Jim Moran: “Hell” = Profanity; (But “S–t” doesn’t?)

Jim Moran’s latest desires for censorship involve private advertising, once again. “Sick & Sicker,” a documentary chronicling the consequences of the Affordable Care Act, has purchased advertising space in a Clarendon WMATA station. Their ad includes the words “Barack Obama wants politicians and bureaucrats to control America’s entire medical system. Go to hell Barack.”

This exhortation was apparently too much for Mr. Moran, calling it “deeply disrespectful of the President of the United States and does not belong” in Washington, DC. He also told the General Manager of WMATA, “minimum standards of decency must be maintained through a vetting process….surely this ad does not meet those standards.”

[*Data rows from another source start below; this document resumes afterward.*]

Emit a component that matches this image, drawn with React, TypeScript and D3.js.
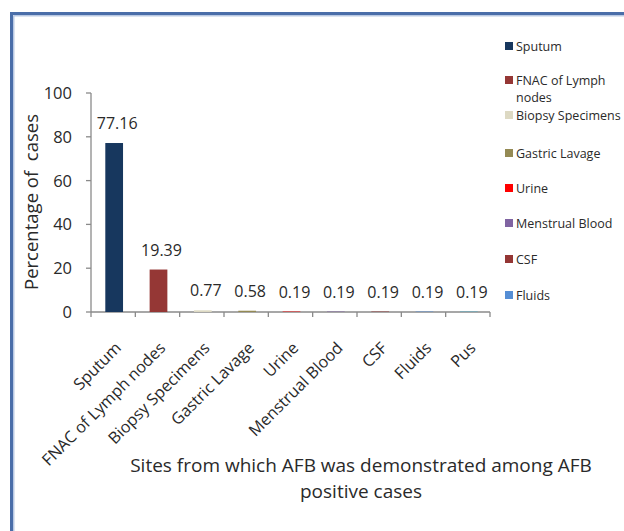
import React from "react";
import * as d3 from "d3";

const categories = ["Sputum", "FNAC of Lymph nodes", "Biopsy Specimens", "Gastric Lavage", "Urine", "Menstrual Blood", "CSF", "Fluids", "Pus"];
const values = [77.16, 19.39, 0.77, 0.58, 0.19, 0.19, 0.19, 0.19, 0.19];
const colors = ["#17375E", "#953735", "#DDD9C3", "#948A54", "#FF0000", "#8064A2", "#943634", "#558ED5", "#4BACC6"];
const yTicks = [0, 20, 40, 60, 80, 100];
const legendItems = ["Sputum", "FNAC of Lymph nodes", "Biopsy Specimens", "Gastric Lavage", "Urine", "Menstrual Blood", "CSF", "Fluids"];
const legendLines = [["Sputum"], ["FNAC of Lymph", "nodes"], ["Biopsy Specimens"], ["Gastric Lavage"], ["Urine"], ["Menstrual Blood"], ["CSF"], ["Fluids"]];
const legendY = [46, 80, 115, 153, 188, 223, 259, 295];

const FONT = "'Open Sans', Lato, sans-serif";

export default function App() {
  const W = 624, H = 531;
  const x0 = 91, x1 = 490, yBottom = 312, yTop = 93;
  const x = d3.scaleBand<string>().domain(categories).range([x0, x1]).paddingInner(0.6).paddingOuter(0.3);
  const y = d3.scaleLinear().domain([0, 100]).range([yBottom, yTop]);
  const step = (x1 - x0) / categories.length;
  const axisColor = "#8a8a8a";
  const textColor = "#2a2a2a";

  return (
    <svg width={W} height={H} style={{ position: "absolute", left: 0, top: 0, background: "#fff" }}>
      <rect x={0} y={0} width={W} height={H} fill="#fff" />
      {/* frame */}
      <rect x={11.5} y={13.5} width={W + 20} height={H + 20} fill="none" stroke="#4A6EA9" strokeWidth={3} />
      <rect x={13.8} y={15.8} width={W + 20} height={H + 20} fill="none" stroke="#A9BCDD" strokeWidth={1.2} />

      {/* y axis */}
      <line x1={x0} x2={x0} y1={yTop} y2={yBottom} stroke={axisColor} strokeWidth={1.3} />
      {yTicks.map((t) => (
        <g key={t}>
          <line x1={x0 - 5} x2={x0} y1={y(t)} y2={y(t)} stroke={axisColor} strokeWidth={1.3} />
          <text x={x0 - 19} y={y(t)} dy="0.36em" textAnchor="end" fontFamily={FONT} fontSize={16.5} fill={textColor}>{t}</text>
        </g>
      ))}

      {/* x axis */}
      <line x1={x0} x2={x1} y1={yBottom} y2={yBottom} stroke={axisColor} strokeWidth={1.3} />
      {d3.range(categories.length + 1).map((i) => (
        <line key={i} x1={x0 + i * step} x2={x0 + i * step} y1={yBottom} y2={yBottom + 5} stroke={axisColor} strokeWidth={1.3} />
      ))}

      {/* bars */}
      {categories.map((c, i) => (
        <rect key={c} x={x(c)! + 1} y={y(values[i])} width={x.bandwidth()} height={yBottom - y(values[i])} fill={colors[i]} />
      ))}

      {/* data labels */}
      {categories.map((c, i) => (
        <text key={c} x={x(c)! + x.bandwidth() / 2 + 4} y={y(values[i]) - 14} textAnchor="middle" fontFamily={FONT} fontSize={16} fill={textColor}>
          {values[i].toFixed(2)}
        </text>
      ))}

      {/* x labels */}
      {categories.map((c) => {
        const cx = x(c)! + x.bandwidth() / 2 + 5;
        const cy = yBottom + 33;
        return (
          <text key={c} x={cx} y={cy} dy="0.35em" textAnchor="end" transform={`rotate(-45 ${cx} ${cy})`} fontFamily={FONT} fontSize={16.2} fill={textColor}>
            {c}
          </text>
        );
      })}

      {/* y title */}
      <text transform={`translate(38 202) rotate(-90)`} textAnchor="middle" fontFamily={FONT} fontSize={18.5} fill={textColor} style={{ whiteSpace: "pre" }}>
        {"Percentage of  cases"}
      </text>

      {/* x title */}
      <text textAnchor="middle" fontFamily={FONT} fontSize={19} fill={textColor}>
        <tspan x={361} y={471.5}>Sites from which AFB was demonstrated among AFB</tspan>
        <tspan x={361} y={497.5}>positive cases</tspan>
      </text>

      {/* legend */}
      {legendItems.map((item, i) => (
        <g key={item}>
          <rect x={505} y={legendY[i] - 4} width={8} height={8} fill={colors[i]} />
          <text fontFamily={FONT} fontSize={12.5} fill={textColor}>
            {legendLines[i].map((ln, j) => (
              <tspan key={j} x={516} y={legendY[i] + 4.5 + j * 17.5}>{ln}</tspan>
            ))}
          </text>
        </g>
      ))}
    </svg>
  );
}
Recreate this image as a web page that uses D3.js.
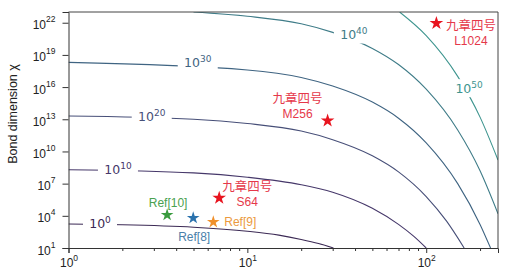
<!DOCTYPE html>
<html>
<head>
<meta charset="utf-8">
<style>
  body { margin: 0; background: #fff; }
  svg { display: block; font-family: "Liberation Sans", Arial, sans-serif; }
</style>
</head>
<body>
<script src="https://d3js.org/d3.v7.min.js"></script>
<script>
const width = 510, height = 271;

// x ticks and y tick exponents
const xMajor = [1, 10, 100];
const xMinor = [2, 3, 4, 5, 6, 7, 8, 9, 20, 30, 40, 50, 60, 70, 80, 90, 200];
const yTickExps = [1, 4, 7, 10, 13, 16, 19, 22];

// contour levels (exponent of 10) and their points, [x, log10 chi]
const levelExps = [0, 10, 20, 30, 40, 50];
const contour0 = [[1, 3.24], [2, 3.17], [5, 2.94], [10, 2.56], [15, 2.2], [20, 1.8], [25, 1.42], [30.3, 1.0]];
const contour10 = [[1, 8.3], [5, 8.0], [10, 7.6], [20, 6.9], [30, 6.2], [50, 4.7], [70, 3.2], [85, 2.1], [100, 1.0]];
const contour20 = [[1, 13.3], [5, 13.0], [10, 12.6], [20, 11.9], [30, 11.1], [50, 9.6], [70, 8.1], [100, 5.8], [130, 3.5], [163, 1.0]];
const contour30 = [[1, 18.3], [10, 17.6], [20, 16.9], [30, 16.1], [50, 14.6], [70, 13.1], [100, 10.8], [150, 7.0], [200, 3.2], [229, 1.0]];
const contour40 = [[5, 23.0], [10, 22.6], [20, 21.9], [30, 21.1], [50, 19.6], [70, 18.1], [100, 15.8], [150, 12.0], [200, 8.2], [252, 4.2]];
const contour50 = [[71, 23.0], [100, 20.8], [150, 17.0], [200, 13.2], [252, 9.2]];
const contours = [contour0, contour10, contour20, contour30, contour40, contour50];
const levelColors = ["#3c2a55", "#46386a", "#474f78", "#3f6482", "#3f7c88", "#3e958f"];
// where each level label sits, [x, log10 chi]
const labelPos = [[1.5, 3.24], [1.89, 8.3], [2.92, 13.3], [5.28, 18.3], [39.4, 20.9], [173.6, 15.9]];

// machines: name, x, log10 chi
const pointNames = ["Ref[10]", "Ref[8]", "Ref[9]", "S64", "M256", "L1024"];
const pointX = [3.56, 4.98, 6.45, 6.96, 28.1, 114];
const pointExp = [4.08, 3.80, 3.42, 5.66, 12.87, 21.95];
const pointColors = ["#3a9b3f", "#2b72ad", "#f0902c", "#e8141f", "#e8141f", "#e8141f"];

const x = d3.scaleLog().domain([1, 252]).range([68.5, 498]);
const y = d3.scaleLog().domain([1e1, 1e23]).range([248, 12]);

const svg = d3.select("body").append("svg")
  .attr("width", width)
  .attr("height", height);

svg.append("clipPath").attr("id", "plot")
  .append("rect")
  .attr("x", 68.5).attr("y", 12)
  .attr("width", 498 - 68.5).attr("height", 248 - 12);

const line = d3.line()
  .x(d => x(d[0]))
  .y(d => y(10 ** d[1]))
  .curve(d3.curveMonotoneX);

const g = svg.append("g").attr("clip-path", "url(#plot)");

g.selectAll("path.contour")
  .data(contours)
  .enter()
  .append("path")
  .attr("class", "contour")
  .attr("d", line)
  .attr("fill", "none")
  .attr("stroke", (d, i) => levelColors[i])
  .attr("stroke-width", 1.1);

// contour labels with white gap behind
const lab = g.selectAll("g.lab")
  .data(levelExps)
  .enter()
  .append("g")
  .attr("class", "lab")
  .attr("transform", (d, i) => `translate(${x(labelPos[i][0])},${y(10 ** labelPos[i][1])})`);

lab.append("rect")
  .attr("x", d => d === 0 ? -17 : -20)
  .attr("width", d => d === 0 ? 34 : 40)
  .attr("y", -9).attr("height", 18)
  .attr("fill", "#fff");

const labText = lab.append("text")
  .attr("text-anchor", "middle")
  .attr("y", 4.5)
  .attr("font-family", "DejaVu Sans, sans-serif")
  .attr("fill", (d, i) => levelColors[i]);
labText.append("tspan").attr("font-size", 12.5).text("10");
labText.append("tspan").attr("font-size", 9).attr("dy", -5).text(d => d);

// axes
const xAxisMinor = d3.axisBottom(x).tickValues(xMinor).tickSize(3).tickFormat("");
const xAxisMajor = d3.axisBottom(x).tickValues(xMajor).tickSize(5).tickFormat("");

const gxMinor = svg.append("g").attr("transform", "translate(0,248)").call(xAxisMinor);
const gx = svg.append("g").attr("transform", "translate(0,248)").call(xAxisMajor);
gxMinor.select(".domain").remove();
[gxMinor, gx].forEach(a => a.selectAll("line").attr("stroke", "#333"));
gx.select(".domain").attr("stroke", "#333");

const xl = gx.selectAll(".tick").append("text")
  .attr("y", 19)
  .attr("text-anchor", "middle")
  .attr("fill", "#222")
  .attr("font-family", "Liberation Sans, Arial, sans-serif");
xl.append("tspan").attr("font-size", 12).text("10");
xl.append("tspan").attr("font-size", 8.5).attr("dy", -6).text(d => Math.round(Math.log10(d)));

const yAxis = d3.axisLeft(y).tickValues(yTickExps.map(e => 10 ** e)).tickSize(6).tickFormat("");
const gy = svg.append("g").attr("transform", "translate(68.5,0)").call(yAxis);
gy.select(".domain").attr("stroke", "#333");
gy.selectAll("line").attr("stroke", "#333");

const yl = gy.selectAll(".tick").append("text")
  .attr("x", -13)
  .attr("y", 6)
  .attr("text-anchor", "end")
  .attr("fill", "#222")
  .attr("font-family", "Liberation Sans, Arial, sans-serif");
yl.append("tspan").attr("font-size", 12).text("10");
yl.append("tspan").attr("font-size", 8.5).attr("dy", -7).text((d, i) => yTickExps[i]);

// box top and right
svg.append("line").attr("x1", 68.5).attr("x2", 498).attr("y1", 12).attr("y2", 12).attr("stroke", "#444");
svg.append("line").attr("x1", 498).attr("x2", 498).attr("y1", 12).attr("y2", 248).attr("stroke", "#444");

svg.append("text")
  .attr("transform", "translate(17,114) rotate(-90)")
  .attr("text-anchor", "middle")
  .attr("font-size", 12.5)
  .attr("fill", "#222")
  .text("Bond dimension χ");

// stars
svg.selectAll("path.star")
  .data(pointNames)
  .enter()
  .append("path")
  .attr("class", "star")
  .attr("transform", (d, i) => `translate(${x(pointX[i])},${y(10 ** pointExp[i])})`)
  .attr("d", (d, i) => d3.symbol(d3.symbolStar, i > 2 ? 58 : 50)())
  .attr("fill", (d, i) => pointColors[i]);

// labels for points
const textColors = {"Ref[10]": "#4aa150", "Ref[8]": "#4a80aa", "Ref[9]": "#eb9a3e"};
const px = i => x(pointX[i]);
const py = i => y(10 ** pointExp[i]);

svg.append("text").attr("x", px(0) + 1).attr("y", py(0) - 8).attr("text-anchor", "middle")
  .attr("font-size", 12).attr("fill", textColors["Ref[10]"]).text("Ref[10]");
svg.append("text").attr("x", px(1) + 1).attr("y", py(1) + 23).attr("text-anchor", "middle")
  .attr("font-size", 12).attr("fill", textColors["Ref[8]"]).text("Ref[8]");
svg.append("text").attr("x", px(2) + 11).attr("y", py(2) + 4).attr("text-anchor", "start")
  .attr("font-size", 12).attr("fill", textColors["Ref[9]"]).text("Ref[9]");

const redText = "#e5384a";
const cjk = "Noto Sans CJK SC, sans-serif";
[[3, 28, -7, 8], [4, -30, -18, -3], [5, 34.5, 7, 22]].forEach(([i, dx, dy1, dy2]) => {
  svg.append("text").attr("x", px(i) + dx).attr("y", py(i) + dy1).attr("text-anchor", "middle")
    .attr("font-family", cjk).attr("font-size", 12.5).attr("fill", redText).text("九章四号");
  svg.append("text").attr("x", px(i) + dx).attr("y", py(i) + dy2).attr("text-anchor", "middle")
    .attr("font-size", 12).attr("fill", redText).text(pointNames[i]);
});
</script>
</body>
</html>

When WMATA refused to take down the advertisement, citing free speech rights, Moran doubled down: “If their current advertising guidelines do not prohibit profane advertisements on taxpayer-funded property, then WMATA should take the initiative and update them. Profanity has no place in the public forum.

Forgetting for a moment that the word, “hell,” and even the phrase “go to hell,” does not meet even the FCC’s definition of profanity, let us remember that Representative Moran, while speaking to a crowd of 450 people (and while being funded with taxpayer money), told his constituents, “When I become chairman [of a House appropriations subcommittee], I’m going to earmark the shit out of it.”

So apparently, “hell” fits into Moran’s own special little definition of profanity. Sounds to me like he is trying to legislate his own version of morality.

(It couldn’t be that he’s just trying to silence opposition, could it?)